Mais quel plus grand bien que Dieu? Ai-je à m’arrêter à prouver qu’en face d’un pareil but, tous les buts créés ne sont que mensonge et déception? Le but, donc, auquel doivent tendre tous mes actes, c’est Dieu.

C’est donc vers vous, ô mon Dieu, que toutes mes intentions doivent se diriger, vers vous seul, et pas ailleurs. Je vous chercherai donc dans toutes mes actions, ô terme suprême de ma vie; je vous offrirai tout ce dont est capable mon intelligence et ma volonté, et vous accepterez mon offrande avec miséricorde, parce que vous êtes le principe et le terme de tout bien (6).

Notes et post-scriptum
2. Il s'agit dans ce texte, non du but de la vie, mais de sa brièveté; le Psalmiste demande à Dieu de lui faire connaître le peu de jours qui lui restent à vivre. C'est par une extension accommodatice qu'on donne au mot *fin* le sens du but de la vie tel que l'entend ici le P. d'Alzon.

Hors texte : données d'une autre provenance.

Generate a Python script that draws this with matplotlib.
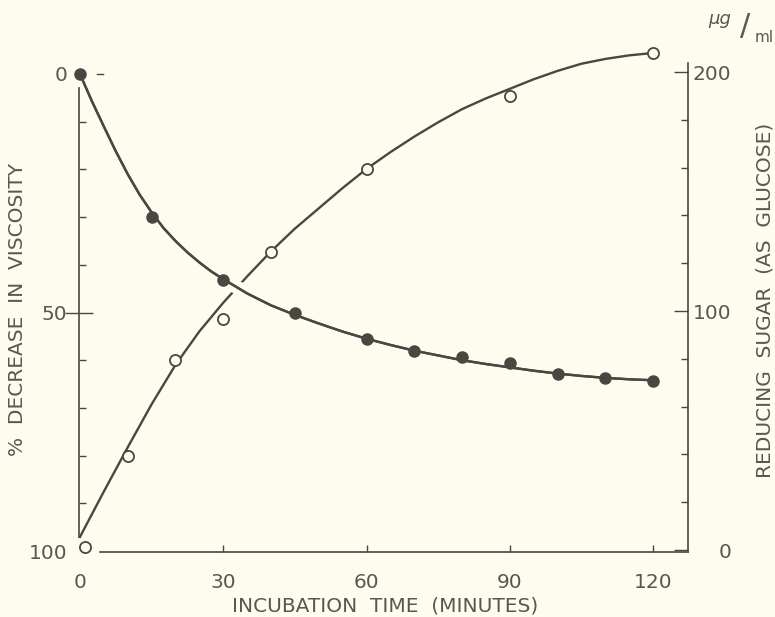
import numpy as np
import matplotlib
matplotlib.use("Agg")
import matplotlib.pyplot as plt
import matplotlib.patheffects as pe
import matplotlib.transforms as mtransforms

# viscosity (filled circles), % decrease, left axis
visc_t = [0, 15, 30, 45, 60, 70, 80, 90, 100, 110, 120]
visc_pts = [0, 30, 43.2, 50.1, 55.6, 58.1, 59.3, 60.6, 62.9, 63.7, 64.4]
visc_curve_t = [0, 2.5, 5, 7.5, 10, 12.5, 15, 17.5, 20, 22.5, 25, 27.5, 30, 35, 40, 45,
                50, 55, 60, 65, 70, 75, 80, 85, 90, 95, 100, 105, 110, 115, 120]
visc_curve = [0, 5.7, 11, 16.2, 21, 25.3, 29, 32.3, 35, 37.4, 39.5, 41.4, 43, 46, 48.5, 50.5,
              52.3, 54, 55.5, 56.8, 58, 59, 60, 60.8, 61.5, 62.2, 62.8, 63.3, 63.7, 64.0, 64.2]

# reducing sugar (open circles), ug/ml, right axis
sugar_t = [1, 10, 20, 30, 40, 60, 90, 120]
sugar_pts = [1.3, 39.3, 79.5, 96.7, 124.7, 159.4, 190, 208]
sugar_curve_t = [0, 5, 10, 15, 20, 25, 30, 35, 40, 45, 50, 55, 60,
                 65, 70, 75, 80, 85, 90, 95, 100, 105, 110, 115, 120]
sugar_curve = [5.5, 24.5, 43, 61, 77.5, 91.5, 103.5, 114.5, 125, 134.5, 143, 151.5, 159.5,
               166.5, 173, 179, 184.5, 189, 193, 197, 200.5, 203.5, 205.5, 207, 208]

x_ticks = [0, 30, 60, 90, 120]
left_ticks = [0, 50, 100]
left_minor = [10, 20, 30, 40, 60, 70, 80, 90]
right_ticks = [0, 100, 200]
right_minor = [20, 40, 60, 80, 120, 140, 160, 180]

bg = '#fdfcef'
ink = '#4a4642'
txt = '#5a5652'
plt.rcParams['font.family'] = ['DejaVu Sans']

W, H = 775, 617
fs = 14.5
fig = plt.figure(figsize=(W / 100, H / 100), dpi=100, facecolor=bg)
rect = [79 / W, 65 / H, 609 / W, 489 / H]
ax1 = fig.add_axes(rect)
ax2 = ax1.twinx()
ax1.set_zorder(ax2.get_zorder() + 1)
ax1.patch.set_visible(False)
ax2.patch.set_facecolor(bg)

ax1.set_xlim(-0.2, 127.3)
ax1.set_ylim(100.2, -2.3)
ax2.set_ylim(-0.8, 203.8)

# sugar curve and open circles
ax2.plot(sugar_curve_t, sugar_curve, color=ink, lw=1.7, zorder=2, clip_on=False)
ax2.plot(sugar_t, sugar_pts, 'o', ms=8, mfc=bg, mec=ink, mew=1.3, zorder=4, clip_on=False)

# viscosity curve drawn over the sugar curve with a gap
ax1.plot(visc_curve_t, visc_curve, color=ink, lw=1.7, zorder=2, clip_on=False,
         path_effects=[pe.withStroke(linewidth=10, foreground=bg), pe.Normal()])
ax1.plot(visc_t, visc_pts, 'o', ms=8, color=ink, zorder=4, clip_on=False)

for s in ['top', 'right']:
    ax1.spines[s].set_visible(False)
for s in ['top', 'left', 'bottom']:
    ax2.spines[s].set_visible(False)
for sp in [ax1.spines['left'], ax1.spines['bottom'], ax2.spines['right']]:
    sp.set_color(ink)
    sp.set_linewidth(1.2)
ax1.spines['left'].set_bounds(2.9, 97.1)
ax1.spines['bottom'].set_bounds(4.2, 127.3)

ax1.set_xticks(x_ticks)
ax1.set_xticklabels([str(v) for v in x_ticks])
ax1.tick_params(axis='x', direction='in', length=5, width=1, color=ink,
                labelsize=fs, labelcolor=txt, pad=15)
ax1.xaxis.get_major_ticks()[0].tick1line.set_visible(False)

ax1.set_yticks(left_ticks)
ax1.set_yticklabels([str(v) for v in left_ticks])
ax1.set_yticks(left_minor, minor=True)
ax1.tick_params(axis='y', which='major', direction='inout', length=20, width=1,
                color=ink, labelsize=fs, labelcolor=txt, pad=-1.5)
ax1.tick_params(axis='y', which='minor', direction='in', length=5, width=1, color=ink)
ax1.yaxis.get_major_ticks()[0].tick1line.set_visible(False)
ax1.yaxis.get_major_ticks()[2].tick1line.set_visible(False)

# small dash beside the 0 mark
trans = mtransforms.blended_transform_factory(ax1.transAxes, ax1.transData)
ax1.plot([0.030, 0.040], [0, 0], color=ink, lw=1, transform=trans, clip_on=False)

ax2.set_yticks(right_ticks)
ax2.set_yticklabels([str(v) for v in right_ticks])
ax2.set_yticks(right_minor, minor=True)
ax2.tick_params(axis='y', which='major', direction='in', length=10, width=1,
                color=ink, labelsize=fs, labelcolor=txt, pad=31)
ax2.tick_params(axis='y', which='minor', direction='in', length=5, width=1, color=ink)
for lab in ax2.get_yticklabels():
    lab.set_horizontalalignment('right')

fig.text(385 / W, 1 - 606 / H, 'INCUBATION  TIME  (MINUTES)', ha='center', va='center',
         fontsize=fs, color=txt)
fig.text(18 / W, 1 - 310 / H, '%  DECREASE  IN  VISCOSITY', ha='center', va='center',
         rotation=90, fontsize=fs, color=txt)
fig.text(765 / W, 1 - 300 / H, 'REDUCING  SUGAR  (AS  GLUCOSE)', ha='center', va='center',
         rotation=90, fontsize=fs, color=txt)
fig.text(720 / W, 1 - 19 / H, '\u03bcg', ha='center', va='center', fontsize=13,
         style='italic', color=txt)
fig.text(745 / W, 1 - 27 / H, '/', ha='center', va='center', fontsize=22, color=txt)
fig.text(764 / W, 1 - 37 / H, 'ml', ha='center', va='center', fontsize=11, color=txt)

fig.savefig('out.png', dpi=100, facecolor=bg)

6. Les trois questions qui forment les trois points de cette méditation sont l'aboutissement pratique des huit articles qui composent la première question de la Ia-IIae et dans lesquels saint Thomas étudie la fin dernière, but définitif de toute l'existence de l'homme. C'est fondamental, car du but à atteindre résultera la notion des devoirs à remplir, ou de la marche à suivre pour y arriver. Aussi saint Thomas établit que l'homme agit nécessairement pour une fin (art. 1), que c'est le propre de la créature raisonnable (art. 2), dont chaque acte est spécifié par la fin (art. 3); que, dans la succession des fins subordonnées poursuivies par l'homme, il faut nécessairement admettre une fin dernière (art. 4), et une seule (art. 5); que tout le mouvement de la volonté aboutit à cette fin-là (art. 6), qui est la même pour tous les hommes (art. 7); mais non pour toutes les créatures, du moins quant à la manière de l'acquérir et de la posséder (art. 8). Le côté pratique de cette doctrine éminemment philosophique se résume dans les trois questions où le P. d'Alzon concentre l'enseignement de saint Thomas: Ai-je un but? Quel est ce but? Quelle valeur puis-je donner à ce but? En écartant les considérations purement philosophiques et par trop spéculatives, il a su en tirer une oraison très élevée, non moins pieuse que doctrinale.1. "Seigneur, faites-moi connaître ma fin." (Ps. XXXVIII, 5.)
3. Le Seigneur a tout fait pour lui-même. (Prov. XVI, 4.)
4. Le libre arbitre est appelé "une faculté de la volonté et de la raison". (Ia-IIae, q. 1, a. 1.)
5. "Le bien est ce vers quoi se portent tous les êtres." (Aristole, cité par saint Thomas, Ia-IIae, q. VIII, a. i.)